The first female British Prime Minister was Margaret Thatcher, a dominant and polarizing figure in British and world politics during the latter part of the 20th century.

Born on October 13, 1925, in Grantham, Lincolnshire, as Margaret Hilda Roberts, she grew up in a grocer’s shop run by her parents. This early life instilled in her a strong work ethic and the values of self-reliance and thrift. After studying chemistry at Oxford University, she worked as a research chemist. However, her true passion was politics, and she was elected as the Member of Parliament for Finchley in 1959.

Rising through the ranks of the Conservative Party, she became its leader in 1975. With Britain facing economic challenges, union strikes, and a sense of national decline, Thatcher proposed radical reforms based on her belief in free-market policies, individualism, and a reduction of the power of trade unions.

In 1979, the Conservative Party won the general election, making Margaret Thatcher the first woman to hold the office of Prime Minister in the United Kingdom. Her time in office, which spanned until 1990, was marked by significant and often controversial changes. This period, dubbed “Thatcherism,” saw the privatization of state-owned industries, deregulation, tax cuts, and a confrontation with the unions, most notably during the Miners’ Strike of 1984-85.

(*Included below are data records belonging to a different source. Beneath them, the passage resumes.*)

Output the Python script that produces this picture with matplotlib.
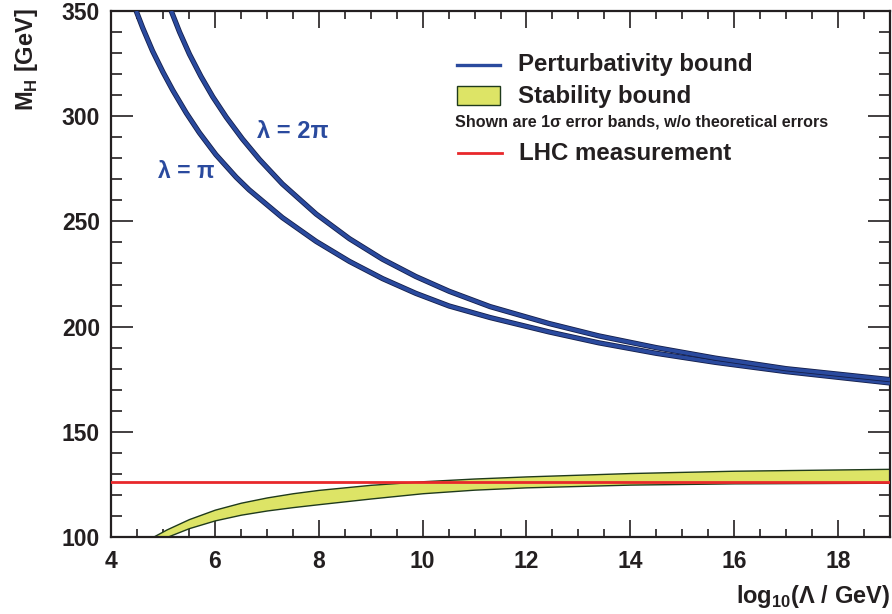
import matplotlib
matplotlib.use("Agg")
import matplotlib.pyplot as plt
import matplotlib.patheffects as pe
from matplotlib.ticker import MultipleLocator

plt.rcParams['font.family'] = ['Liberation Sans', 'DejaVu Sans']
plt.rcParams['font.weight'] = 'bold'
plt.rcParams['mathtext.fontset'] = 'custom'
plt.rcParams['mathtext.rm'] = 'Liberation Sans:bold'
plt.rcParams['mathtext.bf'] = 'Liberation Sans:bold'

# Perturbativity bound, lambda = pi
x_pi = [4.485, 4.61, 4.80, 5.00, 5.19, 5.45, 5.70, 6.02, 6.41, 6.66, 7.30, 7.95, 8.59, 9.23,
        9.87, 10.51, 11.3, 12.43, 13.39, 14.5, 15.64, 17.0, 19.0]
m_pi = [350, 342, 331, 321, 312.3, 301.5, 292.2, 281.7, 271.0, 265.0, 251.8, 240.5, 231.0, 222.8,
        215.8, 209.8, 204.3, 197.5, 192.3, 187.3, 183.0, 178.6, 173.2]
# Perturbativity bound, lambda = 2 pi
x_2pi = [5.16, 5.32, 5.51, 5.73, 5.96, 6.22, 6.53, 6.86, 7.30, 7.95, 8.59, 9.23, 9.87, 10.51,
         11.3, 12.43, 13.39, 14.5, 15.64, 17.0, 19.0]
m_2pi = [350, 340, 329.5, 319, 309.2, 299.5, 289.2, 279.4, 267.8, 253.5, 241.8, 232.0, 223.8, 216.8,
         209.5, 201.5, 195.6, 190.0, 185.0, 180.0, 174.8]
# Stability bound (1 sigma band)
x_stab = [4.6, 4.8, 5.07, 5.5, 6.0, 6.5, 7.0, 7.5, 8.0, 9.0, 10.0, 11.0, 12.0, 14.0, 16.0, 19.0]
stab_lo = [94.5, 97.2, 100.0, 104.2, 107.9, 110.6, 112.6, 114.2, 115.6, 118.3, 120.8, 122.5,
           123.6, 124.9, 125.5, 125.8]
stab_hi = [97.2, 100.0, 103.6, 108.5, 113.0, 116.3, 118.8, 120.8, 122.4, 124.8, 126.5, 127.8,
           128.8, 130.4, 131.5, 132.4]
# LHC measurement
m_lhc = 126.0

x_range = [4, 19]
y_range = [100, 350]

blue = '#2a4a9e'
navy = '#151f4a'
ink = '#231f20'
yellow = '#dde466'
green_edge = '#1f3a1c'
red = '#e8282b'

fig = plt.figure(figsize=(8.92, 6.14), dpi=100)
ax = fig.add_axes([111/892, 1-537/614, (890-111)/892, (537-11)/614])

ax.fill_between(x_stab, stab_lo, stab_hi, facecolor=yellow, edgecolor=green_edge, lw=1.0, zorder=2)
ax.axhline(m_lhc, color=red, lw=2.0, zorder=4)

for xs, ys in [(x_pi, m_pi), (x_2pi, m_2pi)]:
    ax.plot(xs, ys, color=blue, lw=2.6, solid_capstyle='butt', solid_joinstyle='round', zorder=3,
            path_effects=[pe.Stroke(linewidth=3.8, foreground=navy), pe.Normal()])

ax.set_xlim(*x_range)
ax.set_ylim(*y_range)
ax.xaxis.set_major_locator(MultipleLocator(2))
ax.xaxis.set_minor_locator(MultipleLocator(0.5))
ax.yaxis.set_major_locator(MultipleLocator(50))
ax.yaxis.set_minor_locator(MultipleLocator(10))
ax.tick_params(which='both', direction='in', top=True, right=True, color=ink, width=1.2,
               labelsize=16.5, labelcolor=ink)
ax.tick_params(axis='x', which='major', length=12, pad=9)
ax.tick_params(axis='x', which='minor', length=6)
ax.tick_params(axis='y', which='major', length=16, pad=8)
ax.tick_params(axis='y', which='minor', length=8)
for lab in ax.get_xticklabels() + ax.get_yticklabels():
    lab.set_fontweight('bold')
for s in ax.spines.values():
    s.set_linewidth(1.6)
    s.set_color(ink)

# axis titles
fig.text(26/892, 1-8/614, r'M$_\mathregular{H}$ [GeV]', rotation=90, ha='center', va='top',
         fontsize=17, fontweight='bold', color=ink)
fig.text(890/892, 1-597/614, r'log$_\mathregular{10}$($\mathregular{\Lambda}$ / GeV)', ha='right',
         va='center', fontsize=17, fontweight='bold', color=ink)

# curve labels
fig.text(158/892, 1-172/614, 'λ = π', ha='left', va='center', fontsize=16.5, fontweight='bold', color=blue)
fig.text(257/892, 1-131/614, 'λ = 2π', ha='left', va='center', fontsize=17, fontweight='bold', color=blue)

# legend
fig.add_artist(plt.Line2D([457/892, 500/892], [1-65/614, 1-65/614], color=blue, lw=2.4))
fig.add_artist(plt.Rectangle((457/892, 1-105/614), 43/892, 19/614, facecolor=yellow,
                             edgecolor=green_edge, lw=1.0))
fig.add_artist(plt.Line2D([458/892, 502/892], [1-153/614, 1-153/614], color=red, lw=2.0))
fig.text(518/892, 1-65/614, 'Perturbativity bound', ha='left', va='center', fontsize=17.3,
         fontweight='bold', color=ink)
fig.text(518/892, 1-96/614, 'Stability bound', ha='left', va='center', fontsize=17.3,
         fontweight='bold', color=ink)
fig.text(455/892, 1-122/614, 'Shown are 1σ error bands, w/o theoretical errors', ha='left',
         va='center', fontsize=11.6, fontweight='bold', color=ink)
fig.text(519/892, 1-153/614, 'LHC measurement', ha='left', va='center', fontsize=17.3,
         fontweight='bold', color=ink)

fig.savefig('out.png', dpi=100)
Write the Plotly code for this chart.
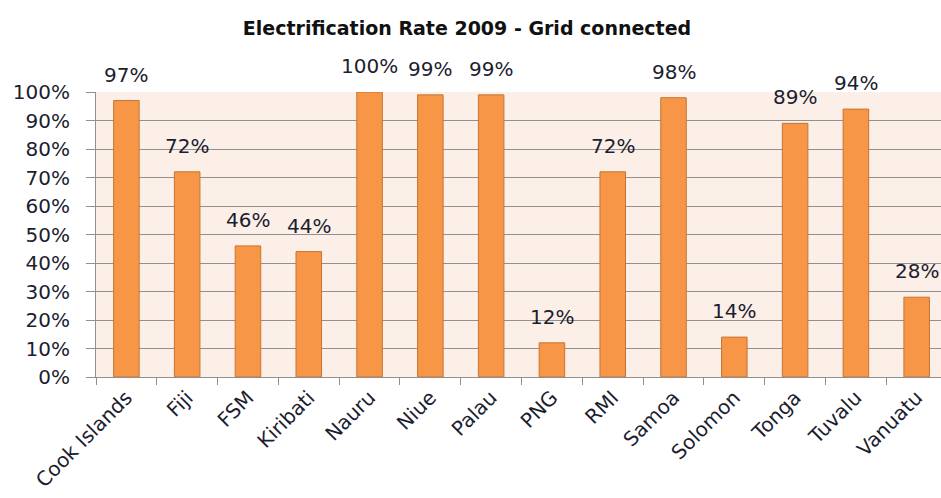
import plotly.graph_objects as go

countries = ["Cook Islands", "Fiji", "FSM", "Kiribati", "Nauru", "Niue", "Palau",
             "PNG", "RMI", "Samoa", "Solomon", "Tonga", "Tuvalu", "Vanuatu"]
rates = [0.97, 0.72, 0.46, 0.44, 1.00, 0.99, 0.99, 0.12, 0.72, 0.98, 0.14, 0.89, 0.94, 0.28]
rate_labels = ["97%", "72%", "46%", "44%", "100%", "99%", "99%", "12%", "72%", "98%",
               "14%", "89%", "94%", "28%"]
y_ticks = [0, 0.1, 0.2, 0.3, 0.4, 0.5, 0.6, 0.7, 0.8, 0.9, 1.0]
y_tick_text = ["0%", "10%", "20%", "30%", "40%", "50%", "60%", "70%", "80%", "90%", "100%"]

FONT = "'DejaVu Sans', sans-serif"
TXT = "#1c1d30"
GRID = "#909090"

fig = go.Figure(go.Bar(
    x=countries, y=rates,
    marker=dict(color="#F79646", line=dict(color="#C77434", width=1)),
    width=0.42, hoverinfo="x+y",
))

for c, r, lab in zip(countries, rates, rate_labels):
    fig.add_annotation(x=c, y=r, text=lab, showarrow=False, yanchor="bottom",
                       xanchor="center", yshift=12,
                       font=dict(family=FONT, size=20, color=TXT))

fig.update_layout(
    width=941, height=498,
    margin=dict(l=96, r=0, t=92, b=121, autoexpand=False),
    paper_bgcolor="white", plot_bgcolor="#FBEFE8",
    title=dict(text="<b>Electrification Rate 2009 - Grid connected</b>",
               x=467/941, xref="container", xanchor="center",
               y=1-28/498, yref="container", yanchor="middle",
               font=dict(family=FONT, size=19, color="#111111")),
    showlegend=False,
)
fig.update_yaxes(range=[0, 1], tickvals=y_ticks, ticktext=y_tick_text,
                 showgrid=True, gridcolor=GRID, gridwidth=1,
                 showline=True, linecolor=GRID, linewidth=1,
                 ticks="outside", ticklen=9, tickcolor=GRID, automargin=False,
                 ticklabelstandoff=12,
                 tickfont=dict(family=FONT, size=20, color=TXT), zeroline=False)
fig.update_xaxes(range=[-0.5, 13.4], tickangle=-45, tickson="boundaries",
                 ticks="outside", ticklen=7, tickcolor=GRID, automargin=False,
                 showline=True, linecolor=GRID, linewidth=1,
                 tickfont=dict(family=FONT, size=20, color=TXT))

fig.write_html("out.html", config={"displayModeBar": False},
               post_script="document.body.style.margin='0';document.body.style.overflow='hidden';")
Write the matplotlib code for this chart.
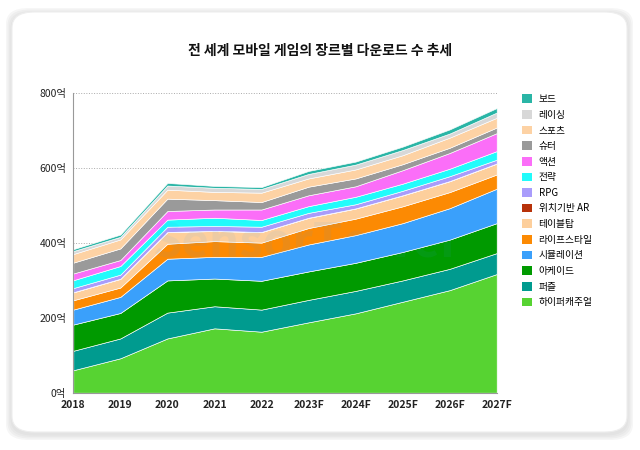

Internationally, Thatcher is often remembered for her close relationship with U.S. President Ronald Reagan and her pivotal role during the Cold War. She also demonstrated her resolve during the Falklands War in 1982, when British forces reclaimed the Falkland Islands from Argentine occupation.

Her policies and leadership style were divisive. Many credit her with rejuvenating the British economy and strengthening its global position, while others criticize her for increasing inequality and dismantling traditional industries.

Thatcher resigned as Prime Minister in 1990 but remains a significant, if controversial, figure in British history. She passed away on April 8, 2013. Regardless of opinions on her policies, her legacy as Britain’s first female Prime Minister and her impact on the nation’s political landscape is undeniable.